Shobana Devarajulu, Cargo Services Manager, Cathay Pacific at Delhi is candid enough to say that she strayed into air cargo “honestly by accident…”
Shobana joined the airline “to do aircraft weight and balance for cargo freighters” but was asked to work in cargo acceptance.
She was quick to understand the huge potential and the vast scope the work provided.
“I decided to continue in the industry,” she says. That was around a dozen years ago and Shobana has not regretted her decision since.
“I have had the best of training, exposure, and growth in the industry,” she says, which keeps her inspired to continue in this sector.
Over the years, Shobana has seen the air freight industry change, but that has not put her off.
“We are in e-mode today and it is a long way from entering details in work registers. Today,” she says, “there are better revenue management systems, automatic retrieval systems, etc.
“Take, for example, the ETV against the manual loading at a height of 10 feet...” With intensive training along with technical knowledge, which is being shared in the cargo industry, Shobana believes that “we can expect higher innovation and accelerated growth and development in the future.”
The industry is “extremely dynamic and all it requires is focused hard work. “That will surely bring in success,” says Shobana. Above all, she says confidently, “the myth of this industry being a man’s one no longer exists,” she says.
One of the few ladies in the sector, she is specialized to handle aircraft, dangerous goods, heavy/odd sized cargo, perishables and all types of special cargo.

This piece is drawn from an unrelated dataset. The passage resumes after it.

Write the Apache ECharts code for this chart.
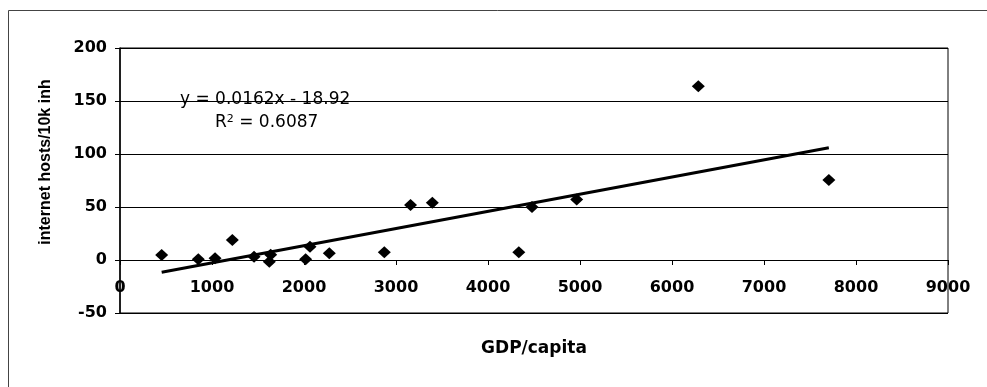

Her work has often found her alone in warehouses.
Shobana has had to face other challenges, too, like handling aircraft in extreme weather conditions—“blistering heat in summer and chilling winds in winter”—and, of course, the constrained infrastructure.
But she remains undeterred.
She feels the air cargo industry is “dynamic and ever-evolving.

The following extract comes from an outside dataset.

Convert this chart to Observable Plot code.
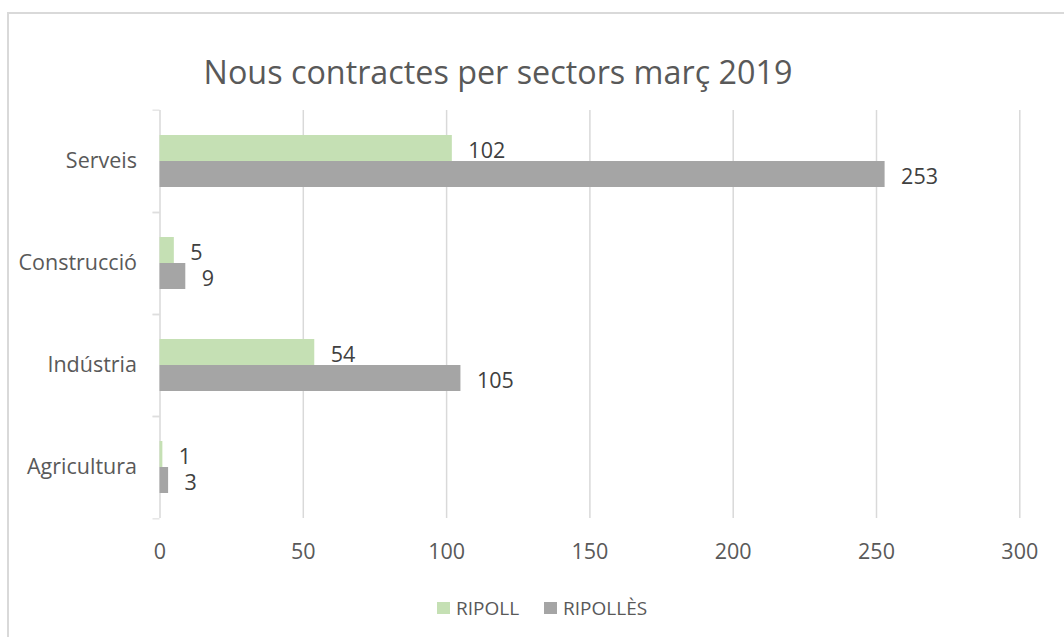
<!DOCTYPE html>
<html><head><meta charset="utf-8">
<script src="https://cdn.jsdelivr.net/npm/d3@7"></script>
<script src="https://cdn.jsdelivr.net/npm/@observablehq/plot@0.6"></script>
<style>
body{margin:0;background:#fff}
#wrap{position:relative;width:1064px;height:637px;overflow:hidden;font-family:'Open Sans',sans-serif}
#frame{position:absolute;left:7px;top:12px;width:1100px;height:700px;border:2px solid #d9d9d9;box-sizing:border-box}
#title{position:absolute;left:0;width:996px;top:54.6px;text-align:center;font-size:32.3px;line-height:32px;color:#595959;white-space:nowrap}
#legend{position:absolute;left:437px;top:591px}
#legend *{font-family:'Open Sans',sans-serif !important;font-size:19px !important;color:#595959 !important}
#legend [class$="-swatch"]{margin-right:25px !important}
#legend svg{margin-right:6px !important}
#chart{position:absolute;left:0;top:0}
</style></head>
<body><div id="wrap"><div id="frame"></div><div id="chart"></div><div id="title"></div><div id="legend"></div></div>
<script>
const title = "Nous contractes per sectors març 2019";
const sectors = ["Serveis", "Construcció", "Indústria", "Agricultura"];
const series = ["RIPOLL", "RIPOLLÈS"];
const ripoll = [102, 5, 54, 1];
const ripolles = [253, 9, 105, 3];
const seriesColors = ["#c5e0b4", "#a5a5a5"];
const xTicks = [0, 50, 100, 150, 200, 250, 300];

const rows = sectors.flatMap((s, i) => [
  {sector: s, series: series[0], value: ripoll[i]},
  {sector: s, series: series[1], value: ripolles[i]}
]);

const W = 1064, H = 637, mt = 108, mb = 118, ml = 159.5, mr = 44.7;
const half = (H - mt - mb) / sectors.length / 2;

const plot = Plot.plot({
  width: W, height: H,
  marginTop: mt, marginBottom: mb, marginLeft: ml, marginRight: mr,
  style: {fontFamily: "'Open Sans', sans-serif", fontSize: "21.5px", color: "#595959", background: "transparent", overflow: "visible"},
  x: {domain: [0, 300]},
  y: {domain: series, paddingInner: 0, paddingOuter: 0.94, axis: null},
  fy: {domain: sectors, padding: 0},
  color: {domain: series, range: seriesColors},
  marks: [
    Plot.gridX(xTicks, {stroke: "#d9d9d9", strokeOpacity: 1, strokeWidth: 1.5}),
    Plot.barX(rows, {x: "value", y: "series", fy: "sector", fill: "series"}),
    Plot.text(rows, {x: "value", y: "series", fy: "sector", text: d => String(d.value), textAnchor: "start", dx: 16, dy: 3, fill: "#404040"}),
    Plot.axisX(xTicks, {tickSize: 0, tickPadding: 25, label: null}),
    Plot.axisFy({anchor: "left", tickSize: 0, tickPadding: 23, label: null}),
    Plot.axisFy({anchor: "left", tickSize: 7, tickFormat: () => "", dy: -half, stroke: "#d9d9d9", label: null}),
    Plot.axisFy([sectors[sectors.length - 1]], {anchor: "left", tickSize: 7, tickFormat: () => "", dy: half, stroke: "#d9d9d9", label: null})
  ]
});
document.getElementById("chart").appendChild(plot);
document.getElementById("title").textContent = title;
document.getElementById("legend").appendChild(plot.legend("color", {className: "leg", swatchWidth: 13, swatchHeight: 12}));
</script>
</body></html>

“The follow-up chain,” she says, “is longer, unlike the passenger side.”
And, the major tie that binds those in the sector is that it is “a small industry compared to the passenger side, and there is more warmth and a friendly relationship amongst the people working in it.”
Despite the obstacles that the industry faces in India today, like the lack of technology, Shobana feels that the freight industry will keep in step.
With new standards and regulations arising, there will be induction of new technology, more technically qualified staff and more training—“All this will be able to handle the new regulations,” assures Shobana.